Compress the image bytes in ImageData.

Args:

data: The ImageData containing bytes to compress.

Returns:

ImageData with compressed bytes but original hashes preserved.

Parameters:

data (ImageData)

Return type:

ImageData

The BrotliCompressor provides efficient compression of image data to reduce bandwidth usage during transmission.

Key Features:

  • High compression ratios

  • Fast compression/decompression

  • Configurable compression levels

  • Automatic format detection

Example Usage:

from resolver_athena_client.client.transformers import BrotliCompressor

compressor = BrotliCompressor(quality=6)
compressed_data = await compressor.transform(image_data)

Classification Input Transformer

The ClassificationInputTransformer converts processed image data into the protobuf format required by the classification service.

Key Features:

  • Automatic format conversion

  • Metadata preservation

  • Correlation ID management

  • Error validation

Request Batcher

The RequestBatcher groups multiple images into batches for efficient processing.

Key Features:

  • Configurable batch sizes

  • Timeout-based batching

  • Memory-efficient streaming

  • Automatic flush on completion

Example Usage:

from resolver_athena_client.client.transformers import RequestBatcher

batcher = RequestBatcher(batch_size=10, timeout=1.0)
async for batch in batcher.transform(image_stream):
    # Process batch
    pass

Pipeline Usage

Transformers can be chained together to create custom processing pipelines:

from resolver_athena_client.client.transformers import (
    ImageResizer,
    BrotliCompressor,
    ClassificationInputTransformer
)

# Create processing pipeline
resizer = ImageResizer(target_size=(512, 512))
compressor = BrotliCompressor(quality=6)
input_transformer = ClassificationInputTransformer(
    deployment_id="your-deployment",
    affiliate="your-affiliate"
)

# Process images through pipeline
async for image_data in image_iterator:
    # Resize image
    resized = await resizer.transform(image_data)

    # Compress data
    compressed = await compressor.transform(resized)

    # Convert to classification input
    classification_input = await input_transformer.transform(compressed)

    # Send for classification
    yield classification_input

Custom Transformers

You can create custom transformers by extending the base AsyncTransformer class:

from resolver_athena_client.client.transformers.async_transformer import AsyncTransformer
from resolver_athena_client.client.models import ImageData

class CustomTransformer(AsyncTransformer):
    """Custom image transformer example."""
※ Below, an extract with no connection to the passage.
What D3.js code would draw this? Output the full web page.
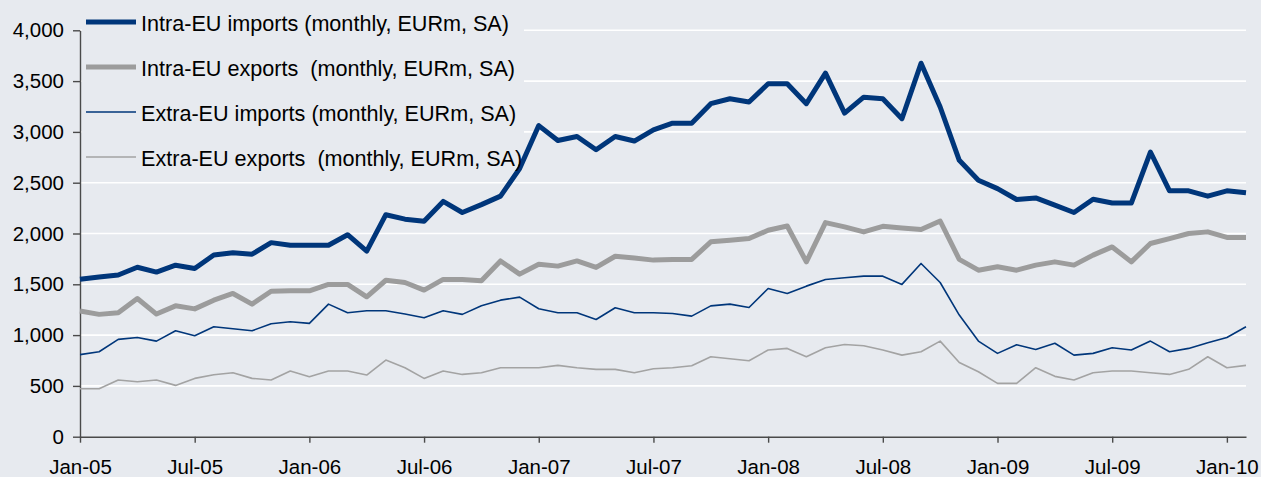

    def __init__(self, param1: str, param2: int = 100):
        self.param1 = param1
        self.param2 = param2

    async def transform(self, data: ImageData) -> ImageData:
        """Transform image data with custom logic."""
        # Your custom transformation logic here
        processed_data = self._process_image(data.content)

        return ImageData(
            content=processed_data,
            format=data.format,
            correlation_id=data.correlation_id
        )

    def _process_image(self, image_bytes: bytes) -> bytes:
        """Custom image processing implementation."""
        # Implement your custom processing
        return image_bytes

Performance Considerations

When using transformers:

  • Memory Usage: Transformers process images in memory. For large batches, consider streaming approaches.

  • CPU Usage: Image resizing and compression are CPU-intensive. Consider using appropriate batch sizes.

  • Compression Trade-offs: Higher compression levels reduce bandwidth but increase CPU usage.

  • Pipeline Order: Order transformers efficiently (e.g., resize before compression).

Recommended Pipeline Order:

  1. ImageResizer - Reduce image size early to minimize processing overhead

  2. Custom transformers - Apply any custom processing to optimally-sized images

  3. BrotliCompressor - Compress final image data

  4. ClassificationInputTransformer - Convert to service format

Error Handling

Transformers can raise various exceptions during processing:

from resolver_athena_client.client.exceptions import (
    ImageProcessingError,
    ValidationError
)

try:
    transformed = await transformer.transform(image_data)
except ImageProcessingError as e:
    # Handle image processing failures
    logger.error(f"Image processing failed: {e}")
except ValidationError as e:
    # Handle validation failures
    logger.error(f"Invalid image data: {e}")

For robust applications, implement retry logic and fallback strategies for transformation failures.

Type Information

All transformers provide comprehensive type hints:

  • Input types: ImageData, bytes, or custom data types

  • Output types: ImageData, ClassificationInput, or transformed data

  • Async methods: Return Awaitable[T] where T is the output type

Configuration

Transformers accept configuration through their constructors:

ImageResizer Configuration:

  • target_size: Tuple of (width, height) for output dimensions

  • resampling: PIL resampling algorithm (default: Image.LANCZOS)

  • maintain_aspect_ratio: Whether to preserve aspect ratio (default: True)

BrotliCompressor Configuration:

  • quality: Compression quality level 0-11 (default: 6)

  • window_bits: Compression window size (default: 22)

RequestBatcher Configuration:

  • batch_size: Maximum items per batch (default: 10)

  • timeout: Maximum time to wait for batch completion (default: 1.0)

See individual transformer documentation for complete configuration options.